Dataset records
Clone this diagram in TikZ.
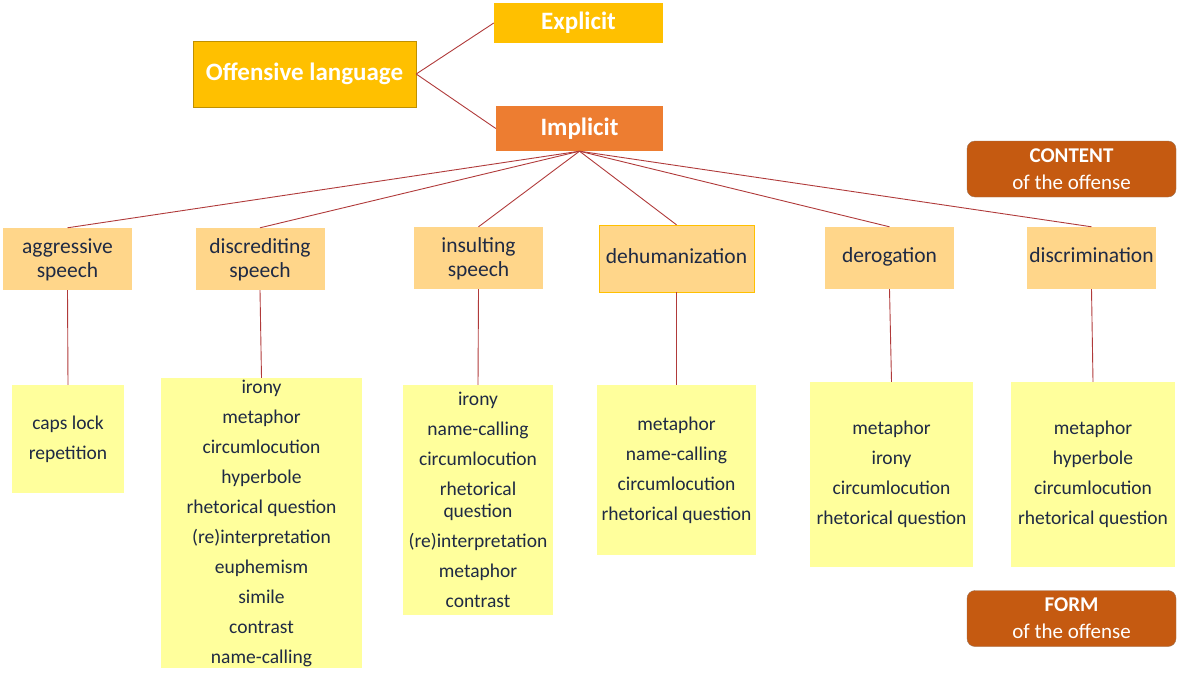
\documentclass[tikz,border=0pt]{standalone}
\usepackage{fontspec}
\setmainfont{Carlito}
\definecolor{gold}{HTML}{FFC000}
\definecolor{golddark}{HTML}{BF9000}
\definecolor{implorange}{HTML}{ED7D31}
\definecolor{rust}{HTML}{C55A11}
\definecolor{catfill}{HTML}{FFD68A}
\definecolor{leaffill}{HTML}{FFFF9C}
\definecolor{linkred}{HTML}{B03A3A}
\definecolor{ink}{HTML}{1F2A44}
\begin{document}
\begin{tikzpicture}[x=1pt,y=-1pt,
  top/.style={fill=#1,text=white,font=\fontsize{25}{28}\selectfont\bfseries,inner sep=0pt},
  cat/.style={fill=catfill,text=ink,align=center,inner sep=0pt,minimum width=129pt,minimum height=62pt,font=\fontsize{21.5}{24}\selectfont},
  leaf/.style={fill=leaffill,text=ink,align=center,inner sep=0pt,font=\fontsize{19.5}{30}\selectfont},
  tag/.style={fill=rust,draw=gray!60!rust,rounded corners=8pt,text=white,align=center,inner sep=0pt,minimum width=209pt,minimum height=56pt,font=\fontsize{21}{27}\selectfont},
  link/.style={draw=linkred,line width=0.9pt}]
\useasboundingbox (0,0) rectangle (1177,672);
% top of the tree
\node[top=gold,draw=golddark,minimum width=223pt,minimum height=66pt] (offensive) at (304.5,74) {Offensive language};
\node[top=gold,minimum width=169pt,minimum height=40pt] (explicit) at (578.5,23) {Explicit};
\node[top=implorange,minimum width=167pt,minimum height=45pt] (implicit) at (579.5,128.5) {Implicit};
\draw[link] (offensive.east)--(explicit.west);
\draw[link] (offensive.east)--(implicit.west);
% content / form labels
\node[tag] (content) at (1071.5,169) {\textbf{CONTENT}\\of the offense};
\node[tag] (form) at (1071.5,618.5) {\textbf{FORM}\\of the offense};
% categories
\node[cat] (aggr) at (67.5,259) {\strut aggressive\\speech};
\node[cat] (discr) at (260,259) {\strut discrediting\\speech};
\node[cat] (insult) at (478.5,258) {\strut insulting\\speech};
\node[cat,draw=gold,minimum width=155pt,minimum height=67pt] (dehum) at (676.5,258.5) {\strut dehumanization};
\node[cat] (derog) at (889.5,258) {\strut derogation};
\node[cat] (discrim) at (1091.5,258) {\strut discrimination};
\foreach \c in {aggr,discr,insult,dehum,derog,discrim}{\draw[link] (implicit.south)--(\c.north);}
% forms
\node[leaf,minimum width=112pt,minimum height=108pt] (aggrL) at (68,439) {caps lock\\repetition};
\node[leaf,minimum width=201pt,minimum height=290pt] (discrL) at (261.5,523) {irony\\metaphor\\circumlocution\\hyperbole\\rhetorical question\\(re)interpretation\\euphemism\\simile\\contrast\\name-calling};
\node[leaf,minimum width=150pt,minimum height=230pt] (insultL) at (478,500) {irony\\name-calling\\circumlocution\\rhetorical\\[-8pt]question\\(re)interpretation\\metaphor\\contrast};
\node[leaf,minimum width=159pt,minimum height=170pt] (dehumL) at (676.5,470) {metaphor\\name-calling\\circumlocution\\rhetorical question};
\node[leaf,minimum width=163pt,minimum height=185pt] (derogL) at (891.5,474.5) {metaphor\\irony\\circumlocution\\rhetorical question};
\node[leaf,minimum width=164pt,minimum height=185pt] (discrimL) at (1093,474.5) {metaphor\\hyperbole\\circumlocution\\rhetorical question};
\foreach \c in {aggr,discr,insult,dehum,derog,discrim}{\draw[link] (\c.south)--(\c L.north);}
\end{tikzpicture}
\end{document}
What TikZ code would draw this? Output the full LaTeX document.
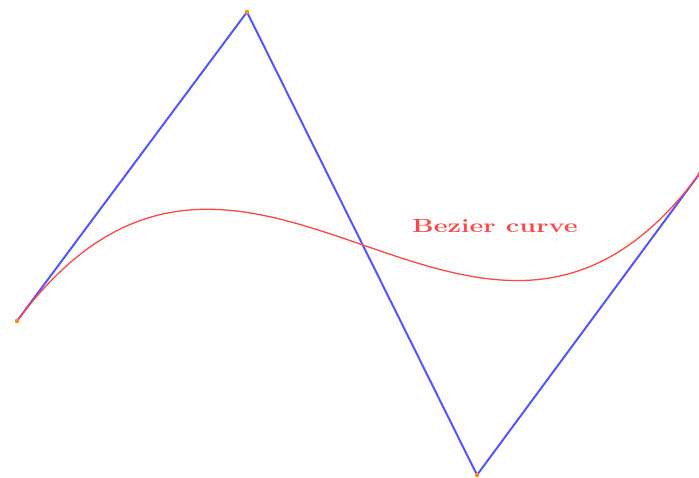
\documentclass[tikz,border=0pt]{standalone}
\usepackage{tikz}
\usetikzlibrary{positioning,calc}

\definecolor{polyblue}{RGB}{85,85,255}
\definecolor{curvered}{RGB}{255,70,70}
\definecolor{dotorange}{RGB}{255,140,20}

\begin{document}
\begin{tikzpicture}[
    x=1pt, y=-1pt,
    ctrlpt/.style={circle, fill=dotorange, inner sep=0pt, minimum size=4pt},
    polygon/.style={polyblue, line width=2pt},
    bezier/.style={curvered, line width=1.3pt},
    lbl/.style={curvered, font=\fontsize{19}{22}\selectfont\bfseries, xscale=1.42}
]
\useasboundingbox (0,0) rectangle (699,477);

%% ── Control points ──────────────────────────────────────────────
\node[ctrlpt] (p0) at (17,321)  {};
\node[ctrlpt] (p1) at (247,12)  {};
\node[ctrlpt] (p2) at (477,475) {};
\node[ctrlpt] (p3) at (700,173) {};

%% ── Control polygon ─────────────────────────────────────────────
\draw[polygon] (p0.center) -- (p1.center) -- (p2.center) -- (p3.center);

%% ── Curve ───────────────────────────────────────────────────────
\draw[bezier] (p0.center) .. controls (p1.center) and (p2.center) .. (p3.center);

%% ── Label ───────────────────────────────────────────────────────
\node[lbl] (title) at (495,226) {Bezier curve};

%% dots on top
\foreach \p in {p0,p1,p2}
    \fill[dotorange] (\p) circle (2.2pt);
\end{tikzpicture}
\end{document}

## What is expected
Restate the whole listing above exactly, please, omitting every image.

## Answer to this task
Clone this diagram in TikZ.
\documentclass[tikz,border=0pt]{standalone}
\usepackage{fontspec}
\setmainfont{Carlito}
\definecolor{gold}{HTML}{FFC000}
\definecolor{golddark}{HTML}{BF9000}
\definecolor{implorange}{HTML}{ED7D31}
\definecolor{rust}{HTML}{C55A11}
\definecolor{catfill}{HTML}{FFD68A}
\definecolor{leaffill}{HTML}{FFFF9C}
\definecolor{linkred}{HTML}{B03A3A}
\definecolor{ink}{HTML}{1F2A44}
\begin{document}
\begin{tikzpicture}[x=1pt,y=-1pt,
  top/.style={fill=#1,text=white,font=\fontsize{25}{28}\selectfont\bfseries,inner sep=0pt},
  cat/.style={fill=catfill,text=ink,align=center,inner sep=0pt,minimum width=129pt,minimum height=62pt,font=\fontsize{21.5}{24}\selectfont},
  leaf/.style={fill=leaffill,text=ink,align=center,inner sep=0pt,font=\fontsize{19.5}{30}\selectfont},
  tag/.style={fill=rust,draw=gray!60!rust,rounded corners=8pt,text=white,align=center,inner sep=0pt,minimum width=209pt,minimum height=56pt,font=\fontsize{21}{27}\selectfont},
  link/.style={draw=linkred,line width=0.9pt}]
\useasboundingbox (0,0) rectangle (1177,672);
% top of the tree
\node[top=gold,draw=golddark,minimum width=223pt,minimum height=66pt] (offensive) at (304.5,74) {Offensive language};
\node[top=gold,minimum width=169pt,minimum height=40pt] (explicit) at (578.5,23) {Explicit};
\node[top=implorange,minimum width=167pt,minimum height=45pt] (implicit) at (579.5,128.5) {Implicit};
\draw[link] (offensive.east)--(explicit.west);
\draw[link] (offensive.east)--(implicit.west);
% content / form labels
\node[tag] (content) at (1071.5,169) {\textbf{CONTENT}\\of the offense};
\node[tag] (form) at (1071.5,618.5) {\textbf{FORM}\\of the offense};
% categories
\node[cat] (aggr) at (67.5,259) {\strut aggressive\\speech};
\node[cat] (discr) at (260,259) {\strut discrediting\\speech};
\node[cat] (insult) at (478.5,258) {\strut insulting\\speech};
\node[cat,draw=gold,minimum width=155pt,minimum height=67pt] (dehum) at (676.5,258.5) {\strut dehumanization};
\node[cat] (derog) at (889.5,258) {\strut derogation};
\node[cat] (discrim) at (1091.5,258) {\strut discrimination};
\foreach \c in {aggr,discr,insult,dehum,derog,discrim}{\draw[link] (implicit.south)--(\c.north);}
% forms
\node[leaf,minimum width=112pt,minimum height=108pt] (aggrL) at (68,439) {caps lock\\repetition};
\node[leaf,minimum width=201pt,minimum height=290pt] (discrL) at (261.5,523) {irony\\metaphor\\circumlocution\\hyperbole\\rhetorical question\\(re)interpretation\\euphemism\\simile\\contrast\\name-calling};
\node[leaf,minimum width=150pt,minimum height=230pt] (insultL) at (478,500) {irony\\name-calling\\circumlocution\\rhetorical\\[-8pt]question\\(re)interpretation\\metaphor\\contrast};
\node[leaf,minimum width=159pt,minimum height=170pt] (dehumL) at (676.5,470) {metaphor\\name-calling\\circumlocution\\rhetorical question};
\node[leaf,minimum width=163pt,minimum height=185pt] (derogL) at (891.5,474.5) {metaphor\\irony\\circumlocution\\rhetorical question};
\node[leaf,minimum width=164pt,minimum height=185pt] (discrimL) at (1093,474.5) {metaphor\\hyperbole\\circumlocution\\rhetorical question};
\foreach \c in {aggr,discr,insult,dehum,derog,discrim}{\draw[link] (\c.south)--(\c L.north);}
\end{tikzpicture}
\end{document}
What TikZ code would draw this? Output the full LaTeX document.
\documentclass[tikz,border=0pt]{standalone}
\usepackage{tikz}
\usetikzlibrary{positioning,calc}

\definecolor{polyblue}{RGB}{85,85,255}
\definecolor{curvered}{RGB}{255,70,70}
\definecolor{dotorange}{RGB}{255,140,20}

\begin{document}
\begin{tikzpicture}[
    x=1pt, y=-1pt,
    ctrlpt/.style={circle, fill=dotorange, inner sep=0pt, minimum size=4pt},
    polygon/.style={polyblue, line width=2pt},
    bezier/.style={curvered, line width=1.3pt},
    lbl/.style={curvered, font=\fontsize{19}{22}\selectfont\bfseries, xscale=1.42}
]
\useasboundingbox (0,0) rectangle (699,477);

%% ── Control points ──────────────────────────────────────────────
\node[ctrlpt] (p0) at (17,321)  {};
\node[ctrlpt] (p1) at (247,12)  {};
\node[ctrlpt] (p2) at (477,475) {};
\node[ctrlpt] (p3) at (700,173) {};

%% ── Control polygon ─────────────────────────────────────────────
\draw[polygon] (p0.center) -- (p1.center) -- (p2.center) -- (p3.center);

%% ── Curve ───────────────────────────────────────────────────────
\draw[bezier] (p0.center) .. controls (p1.center) and (p2.center) .. (p3.center);

%% ── Label ───────────────────────────────────────────────────────
\node[lbl] (title) at (495,226) {Bezier curve};

%% dots on top
\foreach \p in {p0,p1,p2}
    \fill[dotorange] (\p) circle (2.2pt);
\end{tikzpicture}
\end{document}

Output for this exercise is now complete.